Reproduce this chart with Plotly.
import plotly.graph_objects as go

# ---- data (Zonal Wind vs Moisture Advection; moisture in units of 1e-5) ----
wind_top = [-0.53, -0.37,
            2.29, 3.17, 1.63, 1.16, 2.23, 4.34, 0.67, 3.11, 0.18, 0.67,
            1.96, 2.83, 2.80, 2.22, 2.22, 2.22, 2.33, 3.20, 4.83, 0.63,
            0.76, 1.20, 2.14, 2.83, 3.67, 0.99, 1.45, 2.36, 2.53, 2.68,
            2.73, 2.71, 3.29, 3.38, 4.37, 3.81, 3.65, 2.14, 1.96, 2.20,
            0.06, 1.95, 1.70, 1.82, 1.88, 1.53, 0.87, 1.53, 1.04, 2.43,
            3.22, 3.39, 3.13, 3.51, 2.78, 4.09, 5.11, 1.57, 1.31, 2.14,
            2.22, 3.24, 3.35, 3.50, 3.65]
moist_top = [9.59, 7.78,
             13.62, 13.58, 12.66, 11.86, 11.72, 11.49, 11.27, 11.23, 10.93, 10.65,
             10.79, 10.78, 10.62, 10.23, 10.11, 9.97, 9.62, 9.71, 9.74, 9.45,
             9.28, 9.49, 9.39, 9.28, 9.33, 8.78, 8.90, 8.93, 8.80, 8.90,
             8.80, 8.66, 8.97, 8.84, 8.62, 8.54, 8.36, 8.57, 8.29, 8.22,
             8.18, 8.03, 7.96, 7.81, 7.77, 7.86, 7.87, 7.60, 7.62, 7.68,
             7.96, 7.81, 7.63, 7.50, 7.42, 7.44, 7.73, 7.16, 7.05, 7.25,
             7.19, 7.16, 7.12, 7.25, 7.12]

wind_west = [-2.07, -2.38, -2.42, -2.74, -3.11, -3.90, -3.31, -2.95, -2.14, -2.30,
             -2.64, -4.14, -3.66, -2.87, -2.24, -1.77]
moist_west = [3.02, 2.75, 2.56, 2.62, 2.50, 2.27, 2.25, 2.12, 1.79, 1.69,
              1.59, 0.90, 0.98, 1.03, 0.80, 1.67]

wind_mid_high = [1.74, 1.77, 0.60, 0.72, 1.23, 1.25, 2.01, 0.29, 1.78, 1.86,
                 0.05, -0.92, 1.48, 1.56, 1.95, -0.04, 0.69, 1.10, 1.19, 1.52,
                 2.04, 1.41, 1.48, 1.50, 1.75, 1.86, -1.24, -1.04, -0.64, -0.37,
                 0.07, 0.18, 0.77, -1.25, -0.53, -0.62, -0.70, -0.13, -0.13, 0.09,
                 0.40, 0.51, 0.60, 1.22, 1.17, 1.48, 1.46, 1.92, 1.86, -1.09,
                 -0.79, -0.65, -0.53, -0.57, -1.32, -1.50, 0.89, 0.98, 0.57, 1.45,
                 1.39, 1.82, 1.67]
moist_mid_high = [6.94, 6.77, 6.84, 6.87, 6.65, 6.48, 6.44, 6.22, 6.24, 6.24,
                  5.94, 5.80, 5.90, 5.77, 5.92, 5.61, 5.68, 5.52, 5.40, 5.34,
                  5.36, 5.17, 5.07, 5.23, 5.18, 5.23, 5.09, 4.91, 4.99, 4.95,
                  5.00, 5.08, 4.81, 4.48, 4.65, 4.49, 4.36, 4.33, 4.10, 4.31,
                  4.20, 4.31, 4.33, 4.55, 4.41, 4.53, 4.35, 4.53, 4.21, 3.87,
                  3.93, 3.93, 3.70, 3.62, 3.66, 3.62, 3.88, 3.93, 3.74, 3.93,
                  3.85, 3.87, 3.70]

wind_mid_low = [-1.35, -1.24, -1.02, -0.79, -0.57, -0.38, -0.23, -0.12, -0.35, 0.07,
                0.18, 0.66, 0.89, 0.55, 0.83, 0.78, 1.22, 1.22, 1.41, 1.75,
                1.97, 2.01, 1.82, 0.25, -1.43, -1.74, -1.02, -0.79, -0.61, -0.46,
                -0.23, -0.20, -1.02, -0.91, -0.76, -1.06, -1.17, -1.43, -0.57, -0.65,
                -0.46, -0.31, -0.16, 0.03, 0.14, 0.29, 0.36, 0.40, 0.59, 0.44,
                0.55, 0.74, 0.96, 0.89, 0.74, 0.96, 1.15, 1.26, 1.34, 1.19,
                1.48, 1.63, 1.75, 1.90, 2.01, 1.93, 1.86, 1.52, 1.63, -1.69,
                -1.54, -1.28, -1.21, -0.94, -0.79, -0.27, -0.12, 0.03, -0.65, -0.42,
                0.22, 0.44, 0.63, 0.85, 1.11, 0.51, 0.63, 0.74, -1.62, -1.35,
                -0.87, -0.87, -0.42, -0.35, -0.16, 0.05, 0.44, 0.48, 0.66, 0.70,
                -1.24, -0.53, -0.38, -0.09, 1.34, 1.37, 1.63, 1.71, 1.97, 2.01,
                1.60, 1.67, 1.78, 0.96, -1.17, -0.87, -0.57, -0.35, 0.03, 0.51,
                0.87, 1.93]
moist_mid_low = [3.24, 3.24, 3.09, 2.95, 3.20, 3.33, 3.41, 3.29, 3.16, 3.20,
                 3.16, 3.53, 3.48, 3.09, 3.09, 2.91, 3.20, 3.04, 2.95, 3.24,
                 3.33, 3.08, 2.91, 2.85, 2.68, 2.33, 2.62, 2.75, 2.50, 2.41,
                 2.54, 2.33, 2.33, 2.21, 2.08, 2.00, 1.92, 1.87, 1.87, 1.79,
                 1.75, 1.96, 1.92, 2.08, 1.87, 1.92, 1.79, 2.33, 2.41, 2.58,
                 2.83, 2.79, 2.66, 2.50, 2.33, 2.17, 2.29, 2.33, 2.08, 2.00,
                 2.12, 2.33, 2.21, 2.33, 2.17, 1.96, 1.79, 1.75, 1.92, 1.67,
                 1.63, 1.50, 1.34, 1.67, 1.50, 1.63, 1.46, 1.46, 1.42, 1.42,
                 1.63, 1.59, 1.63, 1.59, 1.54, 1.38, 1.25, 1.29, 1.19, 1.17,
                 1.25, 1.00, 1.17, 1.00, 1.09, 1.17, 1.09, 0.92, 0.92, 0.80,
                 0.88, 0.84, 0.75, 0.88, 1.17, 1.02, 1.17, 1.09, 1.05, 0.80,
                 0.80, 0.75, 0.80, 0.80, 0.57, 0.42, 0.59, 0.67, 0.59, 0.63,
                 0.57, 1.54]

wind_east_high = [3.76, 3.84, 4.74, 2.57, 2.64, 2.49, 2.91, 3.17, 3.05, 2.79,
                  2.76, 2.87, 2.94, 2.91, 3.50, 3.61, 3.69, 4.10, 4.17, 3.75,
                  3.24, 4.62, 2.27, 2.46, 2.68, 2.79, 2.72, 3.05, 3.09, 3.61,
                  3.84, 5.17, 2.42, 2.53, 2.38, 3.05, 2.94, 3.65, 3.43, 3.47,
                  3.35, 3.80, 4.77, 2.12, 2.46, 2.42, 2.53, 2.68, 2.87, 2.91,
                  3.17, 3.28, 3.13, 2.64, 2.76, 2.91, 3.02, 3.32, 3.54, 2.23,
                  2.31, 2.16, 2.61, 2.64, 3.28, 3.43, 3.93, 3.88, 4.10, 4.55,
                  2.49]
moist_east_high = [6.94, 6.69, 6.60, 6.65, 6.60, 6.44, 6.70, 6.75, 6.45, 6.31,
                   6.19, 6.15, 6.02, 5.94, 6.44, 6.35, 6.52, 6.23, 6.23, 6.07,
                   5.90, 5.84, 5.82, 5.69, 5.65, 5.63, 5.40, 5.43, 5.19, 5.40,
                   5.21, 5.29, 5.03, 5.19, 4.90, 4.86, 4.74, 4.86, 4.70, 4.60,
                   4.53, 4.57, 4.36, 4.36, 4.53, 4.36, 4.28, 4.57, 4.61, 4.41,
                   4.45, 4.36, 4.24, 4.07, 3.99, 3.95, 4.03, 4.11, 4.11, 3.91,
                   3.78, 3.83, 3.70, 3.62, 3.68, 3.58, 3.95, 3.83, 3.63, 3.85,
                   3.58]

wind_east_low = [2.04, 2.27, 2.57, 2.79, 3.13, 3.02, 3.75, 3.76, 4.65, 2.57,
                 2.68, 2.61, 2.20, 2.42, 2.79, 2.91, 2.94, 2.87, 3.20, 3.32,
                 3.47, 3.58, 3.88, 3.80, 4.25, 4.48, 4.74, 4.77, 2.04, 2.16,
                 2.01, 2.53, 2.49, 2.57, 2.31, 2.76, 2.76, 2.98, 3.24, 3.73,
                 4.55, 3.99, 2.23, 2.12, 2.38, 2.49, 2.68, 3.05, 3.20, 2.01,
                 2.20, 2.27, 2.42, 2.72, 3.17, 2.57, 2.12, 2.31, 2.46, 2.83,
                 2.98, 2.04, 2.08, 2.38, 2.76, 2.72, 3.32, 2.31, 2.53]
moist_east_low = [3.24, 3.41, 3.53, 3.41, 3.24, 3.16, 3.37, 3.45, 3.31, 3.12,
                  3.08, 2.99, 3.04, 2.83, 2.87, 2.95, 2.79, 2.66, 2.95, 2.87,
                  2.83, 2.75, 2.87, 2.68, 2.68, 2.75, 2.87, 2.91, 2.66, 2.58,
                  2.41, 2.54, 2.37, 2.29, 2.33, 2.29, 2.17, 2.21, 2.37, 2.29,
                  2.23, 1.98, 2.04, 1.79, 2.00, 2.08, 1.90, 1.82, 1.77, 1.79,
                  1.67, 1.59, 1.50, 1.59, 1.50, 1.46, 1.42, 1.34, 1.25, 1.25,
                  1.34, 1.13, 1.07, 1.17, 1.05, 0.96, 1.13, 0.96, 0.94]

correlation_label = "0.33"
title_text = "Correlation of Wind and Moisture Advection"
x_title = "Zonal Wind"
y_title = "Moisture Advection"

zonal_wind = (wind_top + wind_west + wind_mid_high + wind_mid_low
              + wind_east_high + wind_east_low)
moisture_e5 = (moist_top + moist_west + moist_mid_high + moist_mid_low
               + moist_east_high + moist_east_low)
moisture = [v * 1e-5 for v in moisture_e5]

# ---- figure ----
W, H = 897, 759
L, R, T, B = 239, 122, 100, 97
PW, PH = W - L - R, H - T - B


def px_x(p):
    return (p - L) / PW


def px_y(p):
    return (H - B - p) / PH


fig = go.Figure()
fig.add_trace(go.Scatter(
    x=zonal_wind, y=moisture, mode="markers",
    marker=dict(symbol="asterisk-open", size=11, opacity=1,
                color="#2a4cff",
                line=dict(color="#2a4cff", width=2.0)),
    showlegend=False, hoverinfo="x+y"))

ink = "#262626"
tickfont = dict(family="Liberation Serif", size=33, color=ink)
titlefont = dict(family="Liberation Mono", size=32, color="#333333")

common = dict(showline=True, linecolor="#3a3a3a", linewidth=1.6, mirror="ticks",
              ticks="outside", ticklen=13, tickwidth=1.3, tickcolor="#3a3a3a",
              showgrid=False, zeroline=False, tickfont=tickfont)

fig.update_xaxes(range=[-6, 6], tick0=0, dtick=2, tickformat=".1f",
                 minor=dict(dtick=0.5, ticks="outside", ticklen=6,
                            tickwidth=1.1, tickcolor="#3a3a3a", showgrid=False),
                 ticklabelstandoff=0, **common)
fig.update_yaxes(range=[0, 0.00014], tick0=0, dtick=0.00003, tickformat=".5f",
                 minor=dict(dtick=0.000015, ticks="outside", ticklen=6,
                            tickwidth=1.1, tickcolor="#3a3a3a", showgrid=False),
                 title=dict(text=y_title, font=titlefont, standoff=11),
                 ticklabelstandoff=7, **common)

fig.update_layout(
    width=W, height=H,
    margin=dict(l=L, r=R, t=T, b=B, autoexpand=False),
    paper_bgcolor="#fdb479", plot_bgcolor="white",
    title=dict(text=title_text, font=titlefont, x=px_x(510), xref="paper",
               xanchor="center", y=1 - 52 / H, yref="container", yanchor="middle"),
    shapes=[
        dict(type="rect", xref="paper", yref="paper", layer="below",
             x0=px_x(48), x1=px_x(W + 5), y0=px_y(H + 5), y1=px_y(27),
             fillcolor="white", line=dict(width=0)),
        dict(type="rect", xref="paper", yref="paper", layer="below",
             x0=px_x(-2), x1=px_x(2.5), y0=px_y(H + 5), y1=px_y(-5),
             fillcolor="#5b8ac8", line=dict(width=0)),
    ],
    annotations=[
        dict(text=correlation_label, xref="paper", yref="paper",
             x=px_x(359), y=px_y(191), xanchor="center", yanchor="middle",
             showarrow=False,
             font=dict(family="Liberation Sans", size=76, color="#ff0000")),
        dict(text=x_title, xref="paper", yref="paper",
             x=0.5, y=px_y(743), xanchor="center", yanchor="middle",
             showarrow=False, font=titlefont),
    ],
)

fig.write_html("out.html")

::::::

Set down verbatim only the lines between the start of the data above and the line with "import plotly.graph_objects as go", both boundaries included.

Reproduce this chart with Plotly.
import plotly.graph_objects as go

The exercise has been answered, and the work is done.